We know that $k + (n-(k-1)) = n+1$ so $$2\sum_{k=1}^n k = \sum_{k=1}^n k + \sum_{k=n;-1}^1 k = \sum_{k=1}^n k + \sum_{k=1}^n (n-(k-1)) = \sum_{k=1}^n (n+1) = n(n+1)$$.
However it can be argued we need to use induction to know that addition is commutative over multiple terms or that the $k$th terms of the two sequences are $k$ and $n-(k-1)$ or even that $\sum_{k=1}^n c = n*c$. (At least I think those can be argued to require induction. I might be wrong but I doubt it.)

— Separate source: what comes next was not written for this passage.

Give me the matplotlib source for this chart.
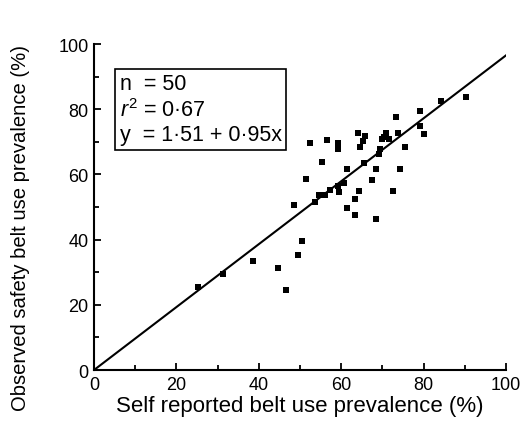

And since for all $a<b$ we know $a +c < b+c$ we can prove that $a_1 < b_1$ and $a_2 < b_2$ implies $a_1 + b_1 < a_1 + b_2 < a_2 + b_2$. So if $x_k \le k$ for all $k$, we have $\sum_{k=1}^n x_k \le \sum_{k=1}^n k = \frac {n(n+1)}2$. And our result is proven by contrapositive.
But proving $x_k \le k\implies \sum x_k \le \sum k$ requires assuming induction.
So in that sense, I don't think this can be done without induction. However the induction needed is so basic I don't think most, except the most devout Peano apostles, would consider it induction.